#### [Exercise details]
Leaving the pictures out, print the lines from the first line of the listing through the line containing "const xTitleParts = ['cutoff ', 'q', 'com'];", exactly as they read, and no others.

#### [Data shown]
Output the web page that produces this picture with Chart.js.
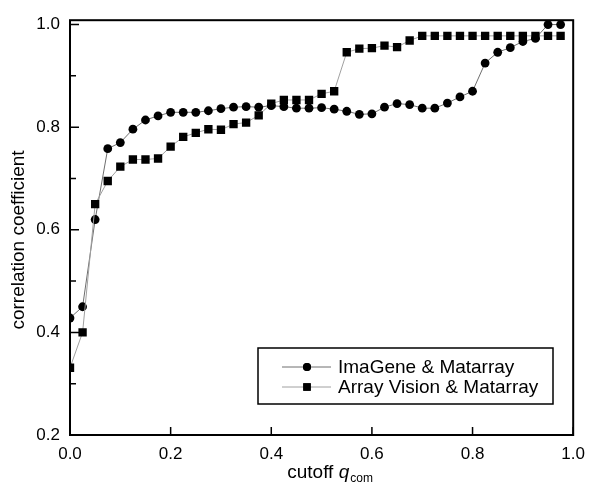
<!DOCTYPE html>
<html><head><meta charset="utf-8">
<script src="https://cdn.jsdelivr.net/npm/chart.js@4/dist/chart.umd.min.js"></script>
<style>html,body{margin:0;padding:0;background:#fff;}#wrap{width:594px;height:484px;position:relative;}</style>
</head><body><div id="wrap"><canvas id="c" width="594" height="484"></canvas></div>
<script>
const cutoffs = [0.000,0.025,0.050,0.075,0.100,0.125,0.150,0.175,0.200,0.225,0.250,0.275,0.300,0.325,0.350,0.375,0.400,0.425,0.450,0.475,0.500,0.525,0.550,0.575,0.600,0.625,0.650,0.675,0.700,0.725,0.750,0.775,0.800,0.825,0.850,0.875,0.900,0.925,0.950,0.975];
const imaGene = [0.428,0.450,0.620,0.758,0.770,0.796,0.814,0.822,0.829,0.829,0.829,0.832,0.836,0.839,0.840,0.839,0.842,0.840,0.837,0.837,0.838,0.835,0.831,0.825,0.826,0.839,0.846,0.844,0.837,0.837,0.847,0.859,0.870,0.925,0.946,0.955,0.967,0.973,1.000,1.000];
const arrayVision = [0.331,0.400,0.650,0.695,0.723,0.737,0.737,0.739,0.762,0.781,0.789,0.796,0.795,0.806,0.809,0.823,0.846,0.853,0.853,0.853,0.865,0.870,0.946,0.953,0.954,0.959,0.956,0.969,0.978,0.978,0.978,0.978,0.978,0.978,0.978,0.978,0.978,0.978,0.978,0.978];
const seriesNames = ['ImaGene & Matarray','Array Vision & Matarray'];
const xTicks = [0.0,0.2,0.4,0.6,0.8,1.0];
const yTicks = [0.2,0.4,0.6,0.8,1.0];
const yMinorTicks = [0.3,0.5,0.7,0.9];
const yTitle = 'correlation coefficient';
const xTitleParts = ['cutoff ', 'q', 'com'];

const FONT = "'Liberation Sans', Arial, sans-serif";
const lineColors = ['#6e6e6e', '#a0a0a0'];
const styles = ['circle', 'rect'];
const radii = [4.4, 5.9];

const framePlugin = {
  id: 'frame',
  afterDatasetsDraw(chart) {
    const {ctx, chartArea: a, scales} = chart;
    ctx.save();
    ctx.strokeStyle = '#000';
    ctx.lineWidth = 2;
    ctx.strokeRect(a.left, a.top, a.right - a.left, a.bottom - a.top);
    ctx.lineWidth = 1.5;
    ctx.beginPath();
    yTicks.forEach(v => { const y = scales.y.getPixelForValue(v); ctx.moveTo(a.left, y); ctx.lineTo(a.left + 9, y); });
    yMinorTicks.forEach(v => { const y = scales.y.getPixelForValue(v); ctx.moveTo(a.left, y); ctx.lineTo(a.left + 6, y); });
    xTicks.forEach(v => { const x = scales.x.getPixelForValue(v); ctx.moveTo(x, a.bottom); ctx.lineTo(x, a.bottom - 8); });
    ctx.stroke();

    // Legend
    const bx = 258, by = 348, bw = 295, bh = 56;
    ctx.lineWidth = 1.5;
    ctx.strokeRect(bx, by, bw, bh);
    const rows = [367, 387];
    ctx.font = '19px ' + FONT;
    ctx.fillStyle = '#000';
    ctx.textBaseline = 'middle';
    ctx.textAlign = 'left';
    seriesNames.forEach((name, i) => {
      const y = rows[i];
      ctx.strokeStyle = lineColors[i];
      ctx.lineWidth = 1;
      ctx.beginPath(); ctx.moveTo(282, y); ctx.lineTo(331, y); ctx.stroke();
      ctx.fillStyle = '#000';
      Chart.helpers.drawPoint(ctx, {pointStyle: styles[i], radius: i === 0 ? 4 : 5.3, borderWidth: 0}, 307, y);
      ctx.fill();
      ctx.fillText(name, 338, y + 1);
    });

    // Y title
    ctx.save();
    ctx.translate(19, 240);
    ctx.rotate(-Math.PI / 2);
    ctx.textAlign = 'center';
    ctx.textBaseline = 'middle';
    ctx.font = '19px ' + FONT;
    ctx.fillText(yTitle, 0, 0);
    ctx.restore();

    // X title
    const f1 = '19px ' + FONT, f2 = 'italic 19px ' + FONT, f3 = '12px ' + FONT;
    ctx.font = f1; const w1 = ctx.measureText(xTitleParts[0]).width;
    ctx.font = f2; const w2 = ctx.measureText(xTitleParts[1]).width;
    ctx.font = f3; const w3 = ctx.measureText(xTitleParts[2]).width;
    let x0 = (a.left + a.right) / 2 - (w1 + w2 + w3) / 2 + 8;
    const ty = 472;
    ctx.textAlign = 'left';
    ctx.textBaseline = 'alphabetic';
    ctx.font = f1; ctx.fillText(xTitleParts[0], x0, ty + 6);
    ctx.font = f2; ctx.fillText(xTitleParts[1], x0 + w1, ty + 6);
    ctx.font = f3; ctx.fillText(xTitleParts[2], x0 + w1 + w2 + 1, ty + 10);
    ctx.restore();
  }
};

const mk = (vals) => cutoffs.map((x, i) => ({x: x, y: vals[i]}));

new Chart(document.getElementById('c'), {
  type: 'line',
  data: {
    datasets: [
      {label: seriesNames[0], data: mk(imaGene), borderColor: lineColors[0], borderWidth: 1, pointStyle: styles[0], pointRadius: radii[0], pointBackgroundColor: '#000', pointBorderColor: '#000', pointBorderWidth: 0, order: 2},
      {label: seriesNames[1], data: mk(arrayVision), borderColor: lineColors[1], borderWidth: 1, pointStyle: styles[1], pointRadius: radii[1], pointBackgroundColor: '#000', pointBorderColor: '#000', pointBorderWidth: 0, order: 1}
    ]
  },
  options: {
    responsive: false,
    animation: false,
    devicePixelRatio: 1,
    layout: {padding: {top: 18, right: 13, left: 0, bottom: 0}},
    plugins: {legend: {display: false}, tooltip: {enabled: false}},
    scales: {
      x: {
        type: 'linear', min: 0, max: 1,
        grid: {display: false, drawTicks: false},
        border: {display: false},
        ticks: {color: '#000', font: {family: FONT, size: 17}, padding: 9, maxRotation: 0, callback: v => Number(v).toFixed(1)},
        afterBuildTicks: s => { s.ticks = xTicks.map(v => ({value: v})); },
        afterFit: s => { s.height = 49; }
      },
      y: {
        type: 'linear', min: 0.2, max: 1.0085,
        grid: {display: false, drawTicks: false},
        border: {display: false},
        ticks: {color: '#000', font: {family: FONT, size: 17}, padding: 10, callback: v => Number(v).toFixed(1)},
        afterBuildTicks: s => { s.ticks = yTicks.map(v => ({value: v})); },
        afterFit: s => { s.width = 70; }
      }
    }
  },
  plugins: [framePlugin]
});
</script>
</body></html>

#### [Result for this task]
Output the web page that produces this picture with Chart.js.
<!DOCTYPE html>
<html><head><meta charset="utf-8">
<script src="https://cdn.jsdelivr.net/npm/chart.js@4/dist/chart.umd.min.js"></script>
<style>html,body{margin:0;padding:0;background:#fff;}#wrap{width:594px;height:484px;position:relative;}</style>
</head><body><div id="wrap"><canvas id="c" width="594" height="484"></canvas></div>
<script>
const cutoffs = [0.000,0.025,0.050,0.075,0.100,0.125,0.150,0.175,0.200,0.225,0.250,0.275,0.300,0.325,0.350,0.375,0.400,0.425,0.450,0.475,0.500,0.525,0.550,0.575,0.600,0.625,0.650,0.675,0.700,0.725,0.750,0.775,0.800,0.825,0.850,0.875,0.900,0.925,0.950,0.975];
const imaGene = [0.428,0.450,0.620,0.758,0.770,0.796,0.814,0.822,0.829,0.829,0.829,0.832,0.836,0.839,0.840,0.839,0.842,0.840,0.837,0.837,0.838,0.835,0.831,0.825,0.826,0.839,0.846,0.844,0.837,0.837,0.847,0.859,0.870,0.925,0.946,0.955,0.967,0.973,1.000,1.000];
const arrayVision = [0.331,0.400,0.650,0.695,0.723,0.737,0.737,0.739,0.762,0.781,0.789,0.796,0.795,0.806,0.809,0.823,0.846,0.853,0.853,0.853,0.865,0.870,0.946,0.953,0.954,0.959,0.956,0.969,0.978,0.978,0.978,0.978,0.978,0.978,0.978,0.978,0.978,0.978,0.978,0.978];
const seriesNames = ['ImaGene & Matarray','Array Vision & Matarray'];
const xTicks = [0.0,0.2,0.4,0.6,0.8,1.0];
const yTicks = [0.2,0.4,0.6,0.8,1.0];
const yMinorTicks = [0.3,0.5,0.7,0.9];
const yTitle = 'correlation coefficient';
const xTitleParts = ['cutoff ', 'q', 'com'];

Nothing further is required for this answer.